## Objective:
Restate the data below word for word. Skip any images it contains.

## Raw data:

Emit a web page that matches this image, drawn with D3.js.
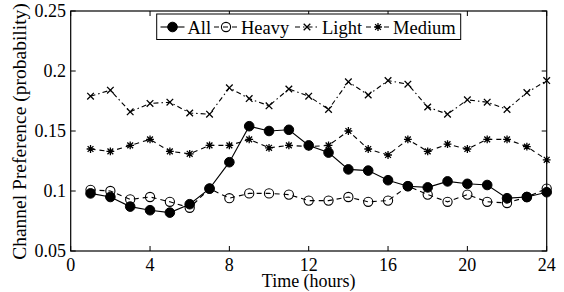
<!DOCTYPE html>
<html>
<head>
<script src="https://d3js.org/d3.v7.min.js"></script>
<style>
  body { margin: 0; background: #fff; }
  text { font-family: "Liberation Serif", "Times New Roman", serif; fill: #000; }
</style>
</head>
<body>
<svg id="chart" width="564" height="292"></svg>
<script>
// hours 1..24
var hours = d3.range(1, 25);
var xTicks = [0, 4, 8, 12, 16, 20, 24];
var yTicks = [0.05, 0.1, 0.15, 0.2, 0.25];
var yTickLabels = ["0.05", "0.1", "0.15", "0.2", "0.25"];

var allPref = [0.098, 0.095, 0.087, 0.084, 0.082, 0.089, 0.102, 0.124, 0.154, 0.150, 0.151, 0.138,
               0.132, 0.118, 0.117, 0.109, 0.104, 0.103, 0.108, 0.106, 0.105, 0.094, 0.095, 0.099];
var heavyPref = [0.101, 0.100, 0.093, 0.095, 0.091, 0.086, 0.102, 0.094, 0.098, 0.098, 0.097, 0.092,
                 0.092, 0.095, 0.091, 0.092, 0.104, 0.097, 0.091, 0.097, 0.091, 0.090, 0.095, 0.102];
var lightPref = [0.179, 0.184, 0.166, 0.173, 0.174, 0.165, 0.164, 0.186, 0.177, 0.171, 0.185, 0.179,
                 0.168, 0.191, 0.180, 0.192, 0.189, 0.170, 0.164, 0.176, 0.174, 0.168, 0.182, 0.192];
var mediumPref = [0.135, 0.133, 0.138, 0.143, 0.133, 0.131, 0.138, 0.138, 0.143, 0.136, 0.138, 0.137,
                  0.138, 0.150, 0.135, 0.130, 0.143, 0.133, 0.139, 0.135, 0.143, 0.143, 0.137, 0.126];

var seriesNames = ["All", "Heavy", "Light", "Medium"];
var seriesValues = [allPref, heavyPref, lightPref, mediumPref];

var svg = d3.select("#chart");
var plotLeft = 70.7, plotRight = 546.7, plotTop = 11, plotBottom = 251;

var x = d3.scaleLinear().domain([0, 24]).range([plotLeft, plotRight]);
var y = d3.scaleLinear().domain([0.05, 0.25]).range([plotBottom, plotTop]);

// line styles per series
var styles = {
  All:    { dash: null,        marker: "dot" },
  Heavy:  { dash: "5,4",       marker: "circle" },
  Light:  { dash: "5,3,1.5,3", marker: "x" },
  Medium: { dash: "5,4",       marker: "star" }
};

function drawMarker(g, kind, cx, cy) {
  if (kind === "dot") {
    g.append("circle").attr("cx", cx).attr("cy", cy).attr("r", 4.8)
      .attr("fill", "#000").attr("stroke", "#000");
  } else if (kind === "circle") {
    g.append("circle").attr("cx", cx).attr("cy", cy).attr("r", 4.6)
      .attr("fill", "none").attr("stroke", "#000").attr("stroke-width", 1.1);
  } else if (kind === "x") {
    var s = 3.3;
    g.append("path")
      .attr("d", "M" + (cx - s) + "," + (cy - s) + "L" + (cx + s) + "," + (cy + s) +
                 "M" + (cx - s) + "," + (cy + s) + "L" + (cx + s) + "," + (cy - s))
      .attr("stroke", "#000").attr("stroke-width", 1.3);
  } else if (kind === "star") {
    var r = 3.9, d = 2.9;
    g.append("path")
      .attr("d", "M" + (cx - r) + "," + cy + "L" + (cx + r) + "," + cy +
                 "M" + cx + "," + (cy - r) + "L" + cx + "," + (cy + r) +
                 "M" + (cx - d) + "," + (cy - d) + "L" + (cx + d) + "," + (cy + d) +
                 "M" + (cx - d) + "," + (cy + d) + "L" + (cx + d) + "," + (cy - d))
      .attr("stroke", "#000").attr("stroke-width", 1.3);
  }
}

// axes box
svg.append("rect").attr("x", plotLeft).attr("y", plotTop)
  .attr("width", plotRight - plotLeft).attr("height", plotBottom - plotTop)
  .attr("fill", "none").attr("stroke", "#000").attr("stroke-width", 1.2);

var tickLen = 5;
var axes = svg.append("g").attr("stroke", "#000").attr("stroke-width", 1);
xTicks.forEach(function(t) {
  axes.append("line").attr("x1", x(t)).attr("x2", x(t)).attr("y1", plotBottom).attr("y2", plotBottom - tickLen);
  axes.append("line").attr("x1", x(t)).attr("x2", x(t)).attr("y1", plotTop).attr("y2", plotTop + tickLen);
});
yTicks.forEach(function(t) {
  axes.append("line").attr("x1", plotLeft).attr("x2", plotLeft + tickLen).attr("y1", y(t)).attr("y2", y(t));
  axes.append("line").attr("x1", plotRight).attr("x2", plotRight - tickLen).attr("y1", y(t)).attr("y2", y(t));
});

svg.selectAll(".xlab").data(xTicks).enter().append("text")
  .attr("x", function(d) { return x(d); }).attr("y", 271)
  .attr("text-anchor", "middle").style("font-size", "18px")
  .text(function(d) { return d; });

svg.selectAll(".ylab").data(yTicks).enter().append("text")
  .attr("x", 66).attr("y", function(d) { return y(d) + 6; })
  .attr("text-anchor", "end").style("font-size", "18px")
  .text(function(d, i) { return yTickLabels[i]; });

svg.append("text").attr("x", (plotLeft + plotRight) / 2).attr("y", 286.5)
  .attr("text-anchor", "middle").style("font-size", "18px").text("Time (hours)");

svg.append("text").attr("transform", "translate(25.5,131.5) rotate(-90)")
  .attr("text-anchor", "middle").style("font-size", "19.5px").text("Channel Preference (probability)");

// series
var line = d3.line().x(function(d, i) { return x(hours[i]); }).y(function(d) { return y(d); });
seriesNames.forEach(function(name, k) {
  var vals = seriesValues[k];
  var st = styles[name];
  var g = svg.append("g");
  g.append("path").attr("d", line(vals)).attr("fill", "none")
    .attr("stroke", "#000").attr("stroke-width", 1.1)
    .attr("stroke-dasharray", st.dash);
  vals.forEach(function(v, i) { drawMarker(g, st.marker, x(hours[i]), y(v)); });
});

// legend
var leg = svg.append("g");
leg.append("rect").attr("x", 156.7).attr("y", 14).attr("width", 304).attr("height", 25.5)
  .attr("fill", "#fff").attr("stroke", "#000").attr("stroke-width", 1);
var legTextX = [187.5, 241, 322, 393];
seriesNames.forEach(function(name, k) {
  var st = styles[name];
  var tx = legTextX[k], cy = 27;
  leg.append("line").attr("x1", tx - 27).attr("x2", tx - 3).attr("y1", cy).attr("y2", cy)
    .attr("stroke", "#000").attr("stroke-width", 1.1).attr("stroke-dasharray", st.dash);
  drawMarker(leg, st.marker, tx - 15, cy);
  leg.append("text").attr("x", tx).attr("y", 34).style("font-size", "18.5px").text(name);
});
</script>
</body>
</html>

## In response:
Emit a web page that matches this image, drawn with D3.js.
<!DOCTYPE html>
<html>
<head>
<script src="https://d3js.org/d3.v7.min.js"></script>
<style>
  body { margin: 0; background: #fff; }
  text { font-family: "Liberation Serif", "Times New Roman", serif; fill: #000; }
</style>
</head>
<body>
<svg id="chart" width="564" height="292"></svg>
<script>
// hours 1..24
var hours = d3.range(1, 25);
var xTicks = [0, 4, 8, 12, 16, 20, 24];
var yTicks = [0.05, 0.1, 0.15, 0.2, 0.25];
var yTickLabels = ["0.05", "0.1", "0.15", "0.2", "0.25"];

var allPref = [0.098, 0.095, 0.087, 0.084, 0.082, 0.089, 0.102, 0.124, 0.154, 0.150, 0.151, 0.138,
               0.132, 0.118, 0.117, 0.109, 0.104, 0.103, 0.108, 0.106, 0.105, 0.094, 0.095, 0.099];
var heavyPref = [0.101, 0.100, 0.093, 0.095, 0.091, 0.086, 0.102, 0.094, 0.098, 0.098, 0.097, 0.092,
                 0.092, 0.095, 0.091, 0.092, 0.104, 0.097, 0.091, 0.097, 0.091, 0.090, 0.095, 0.102];
var lightPref = [0.179, 0.184, 0.166, 0.173, 0.174, 0.165, 0.164, 0.186, 0.177, 0.171, 0.185, 0.179,
                 0.168, 0.191, 0.180, 0.192, 0.189, 0.170, 0.164, 0.176, 0.174, 0.168, 0.182, 0.192];
var mediumPref = [0.135, 0.133, 0.138, 0.143, 0.133, 0.131, 0.138, 0.138, 0.143, 0.136, 0.138, 0.137,
                  0.138, 0.150, 0.135, 0.130, 0.143, 0.133, 0.139, 0.135, 0.143, 0.143, 0.137, 0.126];

var seriesNames = ["All", "Heavy", "Light", "Medium"];
var seriesValues = [allPref, heavyPref, lightPref, mediumPref];

var svg = d3.select("#chart");
var plotLeft = 70.7, plotRight = 546.7, plotTop = 11, plotBottom = 251;

var x = d3.scaleLinear().domain([0, 24]).range([plotLeft, plotRight]);
var y = d3.scaleLinear().domain([0.05, 0.25]).range([plotBottom, plotTop]);

// line styles per series
var styles = {
  All:    { dash: null,        marker: "dot" },
  Heavy:  { dash: "5,4",       marker: "circle" },
  Light:  { dash: "5,3,1.5,3", marker: "x" },
  Medium: { dash: "5,4",       marker: "star" }
};

function drawMarker(g, kind, cx, cy) {
  if (kind === "dot") {
    g.append("circle").attr("cx", cx).attr("cy", cy).attr("r", 4.8)
      .attr("fill", "#000").attr("stroke", "#000");
  } else if (kind === "circle") {
    g.append("circle").attr("cx", cx).attr("cy", cy).attr("r", 4.6)
      .attr("fill", "none").attr("stroke", "#000").attr("stroke-width", 1.1);
  } else if (kind === "x") {
    var s = 3.3;
    g.append("path")
      .attr("d", "M" + (cx - s) + "," + (cy - s) + "L" + (cx + s) + "," + (cy + s) +
                 "M" + (cx - s) + "," + (cy + s) + "L" + (cx + s) + "," + (cy - s))
      .attr("stroke", "#000").attr("stroke-width", 1.3);
  } else if (kind === "star") {
    var r = 3.9, d = 2.9;
    g.append("path")
      .attr("d", "M" + (cx - r) + "," + cy + "L" + (cx + r) + "," + cy +
                 "M" + cx + "," + (cy - r) + "L" + cx + "," + (cy + r) +
                 "M" + (cx - d) + "," + (cy - d) + "L" + (cx + d) + "," + (cy + d) +
                 "M" + (cx - d) + "," + (cy + d) + "L" + (cx + d) + "," + (cy - d))
      .attr("stroke", "#000").attr("stroke-width", 1.3);
  }
}

// axes box
svg.append("rect").attr("x", plotLeft).attr("y", plotTop)
  .attr("width", plotRight - plotLeft).attr("height", plotBottom - plotTop)
  .attr("fill", "none").attr("stroke", "#000").attr("stroke-width", 1.2);

var tickLen = 5;
var axes = svg.append("g").attr("stroke", "#000").attr("stroke-width", 1);
xTicks.forEach(function(t) {
  axes.append("line").attr("x1", x(t)).attr("x2", x(t)).attr("y1", plotBottom).attr("y2", plotBottom - tickLen);
  axes.append("line").attr("x1", x(t)).attr("x2", x(t)).attr("y1", plotTop).attr("y2", plotTop + tickLen);
});
yTicks.forEach(function(t) {
  axes.append("line").attr("x1", plotLeft).attr("x2", plotLeft + tickLen).attr("y1", y(t)).attr("y2", y(t));
  axes.append("line").attr("x1", plotRight).attr("x2", plotRight - tickLen).attr("y1", y(t)).attr("y2", y(t));
});

svg.selectAll(".xlab").data(xTicks).enter().append("text")
  .attr("x", function(d) { return x(d); }).attr("y", 271)
  .attr("text-anchor", "middle").style("font-size", "18px")
  .text(function(d) { return d; });

svg.selectAll(".ylab").data(yTicks).enter().append("text")
  .attr("x", 66).attr("y", function(d) { return y(d) + 6; })
  .attr("text-anchor", "end").style("font-size", "18px")
  .text(function(d, i) { return yTickLabels[i]; });

svg.append("text").attr("x", (plotLeft + plotRight) / 2).attr("y", 286.5)
  .attr("text-anchor", "middle").style("font-size", "18px").text("Time (hours)");

svg.append("text").attr("transform", "translate(25.5,131.5) rotate(-90)")
  .attr("text-anchor", "middle").style("font-size", "19.5px").text("Channel Preference (probability)");

// series
var line = d3.line().x(function(d, i) { return x(hours[i]); }).y(function(d) { return y(d); });
seriesNames.forEach(function(name, k) {
  var vals = seriesValues[k];
  var st = styles[name];
  var g = svg.append("g");
  g.append("path").attr("d", line(vals)).attr("fill", "none")
    .attr("stroke", "#000").attr("stroke-width", 1.1)
    .attr("stroke-dasharray", st.dash);
  vals.forEach(function(v, i) { drawMarker(g, st.marker, x(hours[i]), y(v)); });
});

// legend
var leg = svg.append("g");
leg.append("rect").attr("x", 156.7).attr("y", 14).attr("width", 304).attr("height", 25.5)
  .attr("fill", "#fff").attr("stroke", "#000").attr("stroke-width", 1);
var legTextX = [187.5, 241, 322, 393];
seriesNames.forEach(function(name, k) {
  var st = styles[name];
  var tx = legTextX[k], cy = 27;
  leg.append("line").attr("x1", tx - 27).attr("x2", tx - 3).attr("y1", cy).attr("y2", cy)
    .attr("stroke", "#000").attr("stroke-width", 1.1).attr("stroke-dasharray", st.dash);
  drawMarker(leg, st.marker, tx - 15, cy);
  leg.append("text").attr("x", tx).attr("y", 34).style("font-size", "18.5px").text(name);
});
</script>
</body>
</html>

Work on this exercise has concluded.